There is a list of shortcomings to have in mind when using rootless containers. We for example we'll have difficulties with the fact that we cannot bind ports < 1024 on the host and that if /etc/subuid is not setup for a user, this can make LDAP fail.
Let's try it anyway.

First, if you are like me on buster, you'll need to allow kernel user namespaces:

sudo su -
echo 'kernel.unprivileged_userns_clone=1' > /etc/sysctl.d/00-local-userns.conf

The runc executable gets installed in /usr/sbin and is therefore not in the PATH of unprivileged users. I added a symlink to it as a quick and dirty fix:

sudo ln -s /usr/sbin/runc /bin/runc

Now we can rebuild and run the container as done previously but without sudo:

buildah bud --format=docker -f Dockerfile -t ynh .
podman volume create --opt type=tmpfs --opt device=local --opt o=rw,exec tmp_ynh
podman run -it --rm --name ynh -h x250.home --cap-add=NET_ADMIN --mount 'type=volume,source=tmp_ynh,target=/tmp' ynh

I've removed --net=host since our rootless container cannot access ports < 1024.

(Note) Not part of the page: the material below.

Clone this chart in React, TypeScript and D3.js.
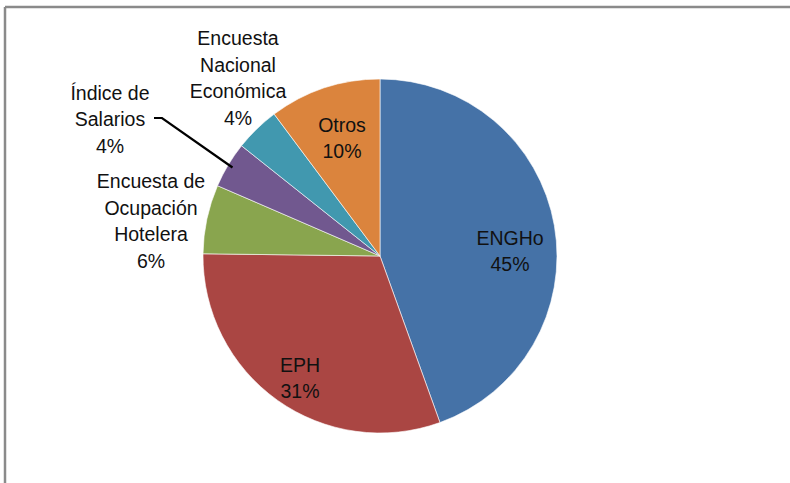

You can also launch the postinstall like the last time:

yunohost tools postinstall -d $(cat /etc/hostname) -p Yunohost

This time, there are more errors:

Warning: Job for fail2ban.service failed because the control process exited with error code.
Warning: See "systemctl status fail2ban.service" and "journalctl -xe" for details.
Error: Script execution failed: /usr/share/yunohost/hooks/conf_regen/52-fail2ban

This will be an issue because a lot of Yunohost packages like wordpress are configuring fail2ban and therefore need it to be running.
Once again, since my goal is not to have something completely functionnal, I'm fixing it the dirty way. The issue is that some files are missing (related to postfix) and fail2ban needs them to start the related jails.

sed -i 's/enabled = true/enabled = false/g' /etc/fail2ban/jail.d/yunohost-jails.conf
systemctl start fail2ban

I'm removing the fail2ban jails and restarting it.
Now we're good to go !

yunohost user create yuno -f yuno -l yuno -m yuno@$(cat /etc/hostname) -p Yunohost
yunohost app install wordpress --args "domain=$(cat /etc/hostname)&path=/blog&admin=yuno&language=en_US&multisite=1&is_public=1"

Conclusion

Obviously, we cannot yet replace LXC with podman to completely test out Yunohost and even less run it in production that way.
There's still some maturing necessary from the rootless container world and maybe some tweaking on the Yunohost side to accomodate to such scenarios (if they're willing to support them).

I'm happy to have dabbled with rootless containers and will certainly use them in the future. My actual personal Centos 7 server runs all his services in docker containers, I'll migrate everything to systemd units with podman once Centos 8 is out.